Clearly not all drivers are saints, but empathy towards these stressed-out operators would do no harm.
We have learned about campaigns that, by simply putting a smiling picture and name of the driver on a taxi’s dashboard, greatly improve passenger opinions and driver relations.
Maybe with more effort from both sides, a more pleasant environment can be created, and positively affect service and the industry’s reputation. After all, many drivers are also skilled professionals. Their driving style might be aggressive, but their ability to squeeze through traffic is impressive.
Clearly the taxi industry and taxi drivers are misunderstood and unappreciated by many South Africans.
Perhaps only as outsiders is it possible for us to grasp the positive features of the South African taxi system.
Growing up in Europe, we are used to small, comfortable but expensive taxis. What South African taxis lack in comfort and privacy, they make up in affordability and convenience.

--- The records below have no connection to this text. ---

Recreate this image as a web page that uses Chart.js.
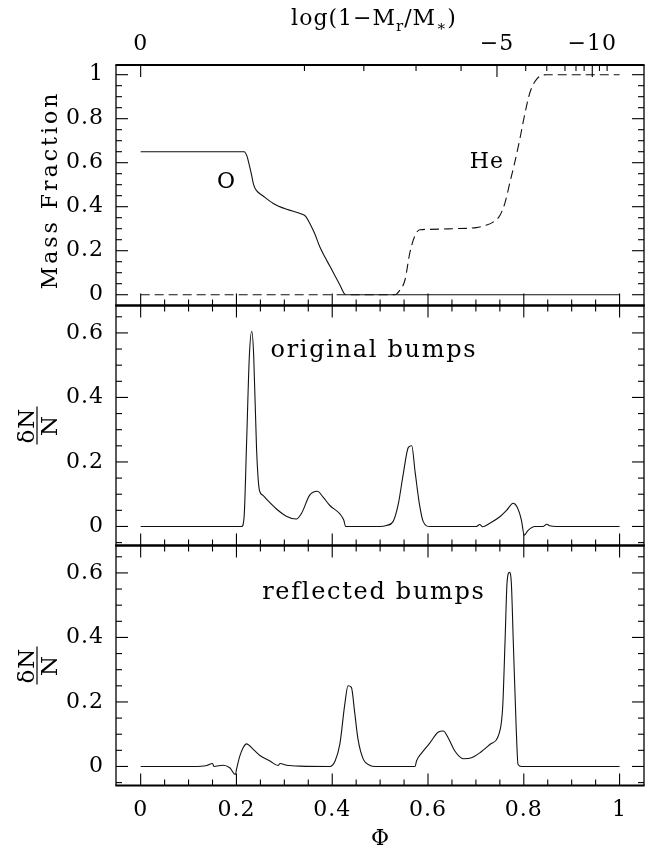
<!DOCTYPE html>
<html>
<head>
<meta charset="utf-8">
<script src="https://cdn.jsdelivr.net/npm/chart.js@4.4.1/dist/chart.umd.min.js"></script>
<style>
  html, body { margin: 0; padding: 0; background: #fff; }
  #wrap { position: relative; width: 657px; height: 852px; }
  #wrap canvas { position: absolute; left: 0; top: 0; }
</style>
</head>
<body>
<div id="wrap">
  <canvas id="top" width="657" height="852"></canvas>
  <canvas id="mid" width="657" height="852"></canvas>
  <canvas id="bot" width="657" height="852"></canvas>
</div>
<script>
// oxygen mass fraction (solid) vs Phi
const phiO = [0, 0.216, 0.222, 0.226, 0.231, 0.236, 0.242, 0.255, 0.277, 0.305, 0.336, 0.345, 0.353, 0.364, 0.374, 0.385, 0.395, 0.406, 0.416, 0.428, 1.0];
const valO = [0.65, 0.65, 0.63, 0.597, 0.55, 0.499, 0.473, 0.45, 0.415, 0.388, 0.367, 0.355, 0.325, 0.275, 0.218, 0.17, 0.13, 0.085, 0.044, 0.0, 0.0];

// helium mass fraction (dashed)
const phiHe = [0, 0.53, 0.541, 0.552, 0.562, 0.573, 0.583, 0.6, 0.65, 0.701, 0.72, 0.736, 0.75, 0.761, 0.771, 0.781, 0.792, 0.802, 0.813, 0.827, 0.848, 1.0];
const valHe = [0, 0, 0.02, 0.068, 0.19, 0.27, 0.295, 0.297, 0.3, 0.305, 0.315, 0.33, 0.36, 0.42, 0.51, 0.6, 0.71, 0.82, 0.92, 0.98, 1.0, 1.0];

// original bumps
const phiOrig = [0, 0.211, 0.216, 0.221, 0.227, 0.232, 0.236, 0.242, 0.248, 0.255, 0.263, 0.283, 0.304, 0.325, 0.336, 0.353, 0.369, 0.381, 0.395, 0.416, 0.424, 0.428, 0.5, 0.513, 0.527, 0.538, 0.548, 0.559, 0.566, 0.573, 0.582, 0.59, 0.604, 0.701, 0.708, 0.714, 0.729, 0.75, 0.764, 0.778, 0.786, 0.795, 0.801, 0.809, 0.823, 0.84, 0.848, 0.854, 0.868, 1.0];
const valOrig = [0, 0, 0.03, 0.25, 0.53, 0.605, 0.53, 0.24, 0.112, 0.097, 0.084, 0.055, 0.032, 0.023, 0.041, 0.097, 0.109, 0.091, 0.065, 0.039, 0.02, 0, 0, 0.003, 0.015, 0.07, 0.16, 0.245, 0.25, 0.17, 0.07, 0.015, 0, 0, 0.006, -0.001, 0.01, 0.03, 0.05, 0.072, 0.06, 0.02, -0.027, -0.012, 0, 0, 0.007, 0.002, 0, 0];

// reflected bumps
const phiRefl = [0, 0.11, 0.138, 0.15, 0.153, 0.172, 0.186, 0.198, 0.2, 0.207, 0.214, 0.221, 0.235, 0.249, 0.27, 0.287, 0.291, 0.305, 0.333, 0.395, 0.406, 0.416, 0.426, 0.433, 0.44, 0.447, 0.454, 0.465, 0.479, 0.49, 0.573, 0.576, 0.587, 0.604, 0.621, 0.632, 0.642, 0.656, 0.674, 0.691, 0.708, 0.729, 0.75, 0.756, 0.761, 0.765, 0.770, 0.774, 0.778, 0.784, 0.788, 0.795, 1.0];
const valRefl = [0, 0, 0.003, 0.009, 0.0, 0.004, -0.004, -0.025, -0.01, 0.032, 0.058, 0.07, 0.053, 0.034, 0.017, 0.003, 0.009, 0.004, 0.001, 0.0, 0.017, 0.07, 0.19, 0.25, 0.245, 0.166, 0.083, 0.022, 0.003, 0, 0, 0.017, 0.042, 0.073, 0.106, 0.11, 0.089, 0.048, 0.024, 0.027, 0.042, 0.068, 0.11, 0.186, 0.394, 0.569, 0.602, 0.569, 0.39, 0.125, 0.006, 0, 0];

// tick labels
const phiLabels = ['0', '0.2', '0.4', '0.6', '0.8', '1'];
const phiLabelVals = [0, 0.2, 0.4, 0.6, 0.8, 1];
const fracLabels = ['0', '0.2', '0.4', '0.6', '0.8', '1'];
const fracLabelVals = [0, 0.2, 0.4, 0.6, 0.8, 1];
const bumpLabels = ['0', '0.2', '0.4', '0.6'];
const bumpLabelVals = [0, 0.2, 0.4, 0.6];
// top axis: log(1 - Mr/M*) ticks, placed at their Phi positions
const logTickPhi = [0, 0.342, 0.466, 0.575, 0.669, 0.744, 0.804, 0.848, 0.886, 0.909, 0.926, 0.943, 0.958, 0.974];
const logMajorPhi = [0, 0.744, 0.943];
const logLabels = ['0', '\u22125', '\u221210'];

const SERIF = '"DejaVu Serif", serif';

function pts(xs, ys) {
  return xs.map((x, i) => ({ x: x, y: ys[i] }));
}

function seg(ctx, x1, y1, x2, y2) {
  ctx.beginPath();
  ctx.moveTo(x1, y1);
  ctx.lineTo(x2, y2);
  ctx.stroke();
}

function text(ctx, s, x, y, size, align, spacing) {
  ctx.font = size + 'px ' + SERIF;
  ctx.letterSpacing = (spacing || 0) + 'px';
  ctx.textAlign = align || 'center';
  ctx.textBaseline = 'middle';
  ctx.fillText(s, x, y);
}

const framePlugin = {
  id: 'frame',
  afterDraw(chart, args, o) {
    const { ctx, chartArea: a } = chart;
    const x = chart.scales.x, y = chart.scales.y;
    ctx.save();
    ctx.strokeStyle = '#000';
    ctx.fillStyle = '#000';

    ctx.lineWidth = 1.3;
    seg(ctx, a.left, a.top, a.left, a.bottom);
    seg(ctx, a.right, a.top, a.right, a.bottom);
    ctx.lineWidth = 2;
    seg(ctx, a.left - 0.6, a.top, a.right + 0.6, a.top);
    seg(ctx, a.left - 0.6, a.bottom, a.right + 0.6, a.bottom);

    ctx.lineWidth = 1.1;
    // phi ticks, bottom edge and (unless log axis) top edge
    for (let i = 0; i <= 20; i++) {
      const px = x.getPixelForValue(i * 0.05);
      const len = i % 4 === 0 ? 12 : 6;
      seg(ctx, px, a.bottom, px, a.bottom - len);
      if (!o.logTop) seg(ctx, px, a.top, px, a.top + len);
    }
    if (o.logTop) {
      logTickPhi.forEach(v => {
        const px = x.getPixelForValue(v);
        const len = logMajorPhi.includes(v) ? 12 : 6;
        seg(ctx, px, a.top, px, a.top + len);
      });
      logLabels.forEach((s, i) => text(ctx, s, x.getPixelForValue(logMajorPhi[i]), 44, 22, 'center', 1));
      // axis title with subscripts
      ctx.letterSpacing = '1px';
      const parts = [['log(1\u2212M', 22, 0], ['r', 15, 6], ['/M', 22, 0], ['\u2217', 15, 6], [')', 22, 0]];
      let w = 0;
      parts.forEach(p => { ctx.font = p[1] + 'px ' + SERIF; w += ctx.measureText(p[0]).width; });
      let cx = 374 - w / 2;
      ctx.textAlign = 'left';
      ctx.textBaseline = 'alphabetic';
      parts.forEach(p => {
        ctx.font = p[1] + 'px ' + SERIF;
        ctx.fillText(p[0], cx, 25 + p[2]);
        cx += ctx.measureText(p[0]).width;
      });
    }
    // y ticks on both sides
    for (let i = -1; i <= 21; i++) {
      const v = i * 0.05;
      if (v < y.min - 1e-9 || v > y.max + 1e-9) continue;
      const py = y.getPixelForValue(v);
      const len = i % 4 === 0 ? 12 : 6;
      seg(ctx, a.left, py, a.left + len, py);
      seg(ctx, a.right, py, a.right - len, py);
    }
    o.yLabels.forEach((s, i) => text(ctx, s, 104, y.getPixelForValue(o.yVals[i]), 22, 'right', 1));

    if (o.bottomLabels) {
      phiLabels.forEach((s, i) => text(ctx, s, x.getPixelForValue(phiLabelVals[i]), 810, 22, 'center', 1));
      text(ctx, '\u03A6', x.getPixelForValue(0.5), 839, 22, 'center', 0);
    }

    // y-axis titles
    const cy = (a.top + a.bottom) / 2;
    ctx.save();
    if (o.yTitle === 'frac') {
      ctx.translate(51, 190);
      ctx.rotate(-Math.PI / 2);
      text(ctx, 'Mass Fraction', 0, 0, 22, 'center', 3);
    } else {
      ctx.translate(37, cy);
      ctx.rotate(-Math.PI / 2);
      ctx.font = '23px ' + SERIF;
      ctx.letterSpacing = '1px';
      ctx.textAlign = 'center';
      ctx.textBaseline = 'alphabetic';
      ctx.fillText('\u03B4N', 0, -3);
      ctx.textBaseline = 'top';
      ctx.fillText('N', 0, 3);
      ctx.lineWidth = 1.2;
      seg(ctx, -19, 0, 19, 0);
    }
    ctx.restore();

    (o.notes || []).forEach(n => text(ctx, n.s, x.getPixelForValue(n.x), y.getPixelForValue(n.y), n.size, 'center', n.sp));
    ctx.restore();
  }
};

function makeChart(id, top, bottom, ymin, ymax, datasets, opts) {
  return new Chart(document.getElementById(id), {
    type: 'scatter',
    data: { datasets: datasets },
    options: {
      responsive: false,
      animation: false,
      devicePixelRatio: 1,
      layout: { padding: { left: 116, right: 13, top: top, bottom: 852 - bottom } },
      scales: {
        x: { type: 'linear', min: -0.0515, max: 1.051, display: false },
        y: { type: 'linear', min: ymin, max: ymax, display: false }
      },
      plugins: { legend: { display: false }, tooltip: { enabled: false }, frame: opts }
    },
    plugins: [framePlugin]
  });
}

function lineSet(data, dash) {
  return {
    data: data,
    showLine: true,
    pointRadius: 0,
    borderColor: '#111',
    borderWidth: 1.1,
    borderDash: dash || [],
    cubicInterpolationMode: 'monotone',
    fill: false
  };
}

makeChart('top', 65, 305.5, -0.049, 1.044,
  [lineSet(pts(phiO, valO)), lineSet(pts(phiHe, valHe), [9, 5])],
  { logTop: true, yLabels: fracLabels, yVals: fracLabelVals, yTitle: 'frac',
    notes: [{ s: 'O', x: 0.178, y: 0.51, size: 22, sp: 0 }, { s: 'He', x: 0.723, y: 0.6, size: 22, sp: 1 }] });

makeChart('mid', 305.5, 545.5, -0.059, 0.685,
  [lineSet(pts(phiOrig, valOrig))],
  { yLabels: bumpLabels, yVals: bumpLabelVals, yTitle: 'dn',
    notes: [{ s: 'original bumps', x: 0.487, y: 0.545, size: 24, sp: 1.7 }] });

makeChart('bot', 545.5, 785.5, -0.059, 0.685,
  [lineSet(pts(phiRefl, valRefl))],
  { bottomLabels: true, yLabels: bumpLabels, yVals: bumpLabelVals, yTitle: 'dn',
    notes: [{ s: 'reflected bumps', x: 0.487, y: 0.54, size: 24, sp: 1.7 }] });
</script>
</body>
</html>
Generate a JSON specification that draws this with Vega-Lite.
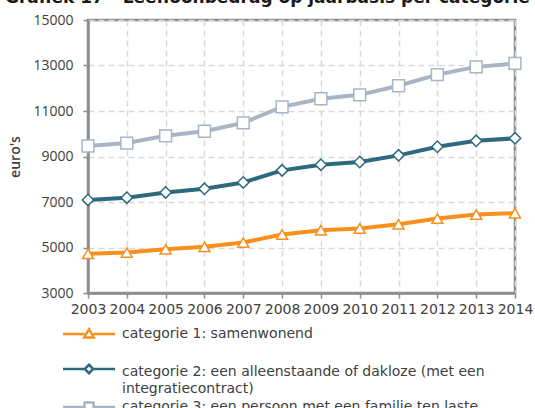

Taxi rides in Europe are pricey and buses leave you quite far from your final destination. Minibus taxis seem to offer a brilliant compromise.
By focusing only on the problems in the industry, without considering all its positive aspects, the government indeed seems to have turned its back at the minibus taxi industry.
The public transport strategy that the cabinet approved back in March 2007 described two pillars.
The first pillar foresaw “modal upgrading”, through the introduction of significant improvements in current public transport services.
The second envisaged “high-quality integration of the existing public transportation networks”.
While over the years Gautrain and Rea Vaya benefited from significant investments, the minibus taxi sector has not received any governmental subsidy to improve it.
The ultimate goal, ideally, would be to formalise the minibus taxi industry, but this would happen through its participation in Rea Vaya.
Displaced taxi drivers will be offered employment and taxi operators will be eligible for shareholdings in the bus operating companies.
In the long run, this could seriously undermine the minibus service. However, so far, these capital-intensive infrastructure projects do not seem to be able to offer an equally efficient and cost-effective solution.
It is interesting to compare how countries in different developmental phases have to deal with their unique transport challenges.
In Europe, and Italy in particular, the situation seems upside-down. “We don’t need taxis in Italy, you all have cars,” was the reaction we got from many people.
Exactly, we all have cars!
As every household possesses on average two vehicles, traffic congestion and pollution have been an increasing problem.
For this reason, the municipalities of Italy’s largest cities are desperately fighting to reduce the number of privately owned cars. New forms of public transportation, such as car sharing, are being strongly encouraged.
So are we sure that eliminating the 200 000 strong taxi industry would be the most efficient solution for South Africa’s transport industry?
Maybe a better approach could be to leverage the positive aspects of the taxi industry and, instead of aiming at dismantling it, support the institutions that are making efforts to improve its safety, accessibility and efficiency.
We believe the taxi industry is a vital and vibrant part of the South African economy and people’s lives.